Rather than worry about poles hitting Ely and Dart after a wipeout, I go without and instead hold the lines that extend from my belt to the towline. Thanks to the cushioning provided by the bungee on the towline, it’s a fairly smooth start. As the chorus of howling dogs not chosen for this run fades, a silence surrounds me while I try to calculate the narrowing distance to approaching curves and trees. But realizing the dogs are focused, I become aware of the wind angling across my skin, a sensation fit for a York Peppermint Pattie commercial. I must be exceeding the speed limit, but Sloan estimates it as 13 mph—not quite the 25 mph she and the dogs can hit during a race.
To urge the dogs forward, I shout “hike!” which is followed by what the dogs can only interpret as a more convincing version of the same from McGrath, who watches our progress from a snowmobile farther back. “Hike” is interspersed with “whoa”—the verbal brake applied after a fall. “Gee” and “haw”—for right and left, respectively—are the other commands I’m armed with, but the dogs know this course and don’t need direction from a beginner like me.
It’s 14 degrees out, and I’m warm. I’m concentrating on bending my knees before the curves and enveloping the towline with white-knuckles hidden by gloves—in fact, my arms are shaking a bit from the effort. At the end of this 1K loop, I call a final “whoa!” to halt the dogs’ progress. They’re rewarded with a treat.
My reward is the unexpected connection that I—someone whose only pet has been a goldfish—felt with the dogs. I’d also expected skijoring to feel physically awkward, but it was quite the opposite: natural, fluid—when I wasn’t falling, that is.
As I take more loops behind the dogs, I progress from five falls, to two falls and finally just one. This controlled coast has an undercurrent of uncertainty: It’s the recognition that the dogs, as trained as they are, still might find a mink or a scent fascinating and veer off the trail, taking me with them.
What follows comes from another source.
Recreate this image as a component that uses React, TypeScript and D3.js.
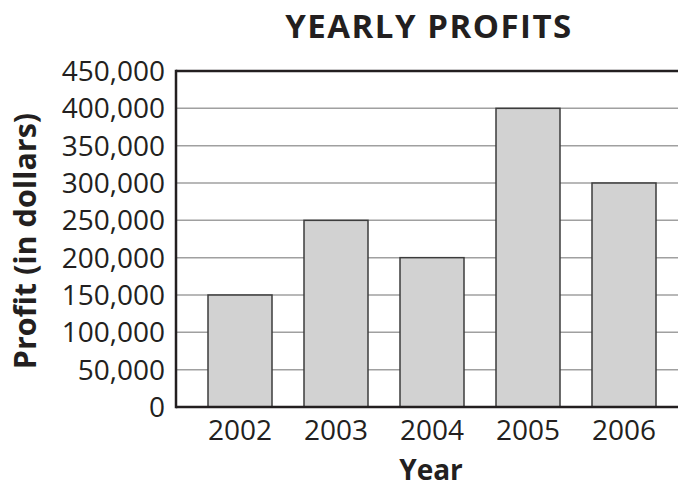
import { useEffect, useRef } from "react";
import * as d3 from "d3";

const WIDTH = 678;
const HEIGHT = 487;
const MARGIN = { top: 71, right: -10, bottom: 80, left: 176 };

const years = ["2002", "2003", "2004", "2005", "2006"];
const profits = [150000, 250000, 200000, 400000, 300000];
const yTicks = [0, 50000, 100000, 150000, 200000, 250000, 300000, 350000, 400000, 450000];

const FONT = "'Open Sans', 'DejaVu Sans', sans-serif";
const INK = "#231f20";

export default function App() {
  const svgRef = useRef<SVGSVGElement>(null);

  useEffect(() => {
    const svg = d3.select(svgRef.current);
    svg.selectAll("*").remove();

    const boundsWidth = WIDTH - MARGIN.left - MARGIN.right;
    const boundsHeight = HEIGHT - MARGIN.top - MARGIN.bottom;

    const xScale = d3
      .scaleBand()
      .domain(years)
      .range([0, boundsWidth])
      .paddingInner(1 / 3)
      .paddingOuter(1 / 3);

    const yScale = d3.scaleLinear().domain([0, 450000]).range([boundsHeight, 0]);

    const g = svg
      .append("g")
      .attr("transform", `translate(${MARGIN.left},${MARGIN.top})`);

    // gridlines
    g.append("g")
      .selectAll("line")
      .data(yTicks.slice(1, -1))
      .join("line")
      .attr("x1", 0)
      .attr("x2", WIDTH - MARGIN.left)
      .attr("y1", (d) => yScale(d))
      .attr("y2", (d) => yScale(d))
      .attr("stroke", "#a0a0a0")
      .attr("stroke-width", 1.5);

    // bars
    g.append("g")
      .selectAll("rect")
      .data(years.map((y, i) => ({ year: y, value: profits[i] })))
      .join("rect")
      .attr("x", (d) => xScale(d.year)!)
      .attr("y", (d) => yScale(d.value))
      .attr("width", xScale.bandwidth())
      .attr("height", (d) => yScale(0) - yScale(d.value))
      .attr("fill", "#d2d2d2")
      .attr("stroke", "#3c3c3c")
      .attr("stroke-width", 1.5);

    // frame: top, left, bottom
    const frame = g.append("g").attr("stroke", INK).attr("stroke-width", 2.5);
    frame
      .append("line")
      .attr("x1", 0)
      .attr("x2", WIDTH - MARGIN.left)
      .attr("y1", 0)
      .attr("y2", 0);
    frame
      .append("line")
      .attr("x1", 0)
      .attr("x2", WIDTH - MARGIN.left)
      .attr("y1", boundsHeight)
      .attr("y2", boundsHeight);
    frame
      .append("line")
      .attr("x1", 0)
      .attr("x2", 0)
      .attr("y1", -1.25)
      .attr("y2", boundsHeight + 1.25);

    // y tick labels
    g.append("g")
      .selectAll("text")
      .data(yTicks)
      .join("text")
      .attr("x", -11)
      .attr("y", (d) => yScale(d))
      .attr("dy", "0.36em")
      .attr("text-anchor", "end")
      .style("font-family", FONT)
      .style("font-size", "28px")
      .attr("fill", INK)
      .text((d) => d3.format(",")(d));

    // x tick labels
    g.append("g")
      .selectAll("text")
      .data(years)
      .join("text")
      .attr("x", (d) => xScale(d)! + xScale.bandwidth() / 2)
      .attr("y", boundsHeight + 33)
      .attr("text-anchor", "middle")
      .style("font-family", FONT)
      .style("font-size", "28px")
      .attr("fill", INK)
      .text((d) => d);

    // titles
    svg
      .append("text")
      .attr("x", 429)
      .attr("y", 38)
      .attr("text-anchor", "middle")
      .style("font-family", FONT)
      .style("font-size", "33px")
      .style("letter-spacing", "1.5px")
      .style("font-weight", "bold")
      .attr("fill", INK)
      .text("YEARLY PROFITS");

    svg
      .append("text")
      .attr("x", 431)
      .attr("y", 480)
      .attr("text-anchor", "middle")
      .style("font-family", FONT)
      .style("font-size", "28px")
      .style("font-weight", "bold")
      .attr("fill", INK)
      .text("Year");

    svg
      .append("text")
      .attr("transform", "translate(36,241) rotate(-90)")
      .attr("text-anchor", "middle")
      .style("font-family", FONT)
      .style("font-size", "30.5px")
      .style("font-weight", "bold")
      .attr("fill", INK)
      .text("Profit (in dollars)");
  }, []);

  return (
    <svg
      ref={svgRef}
      width={WIDTH}
      height={HEIGHT}
      style={{ position: "absolute", left: 0, top: 0, background: "white" }}
    />
  );
}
Such unpredictability keeps my stomach dropping and the excitement rising. But as this particular human-and-dog roller coaster stays on track, I know that even when I fall again, I’ll get back up, hold on tightly and enjoy the wild ride.
Laura Kearney is the former managing editor of Wisconsin Trails.
Harness the fun:
Besides skis and boots, equipment needs are minimal: skijor belt for the skier, racing harness for each dog, towline and a brass snap to attach it to the harness, and a carabiner, which hooks the towline to your belt and serves as a release when needed. Equipment is relatively inexpensive and sold at many ski shops.
Where to Hit the Trail
Many skijorers bemoan the lack of trails open to the sport. Some suggest snowmobile trails as an option—with hesitation, given the obvious associated risks. Here are some they recommend: the Bridal Mountain bike trails of Lapham Peak near Waukesha; Minocqua Winter Park; Justin Trails B&B Resort in Sparta; and the pet area at Indian Lake Park near Madison.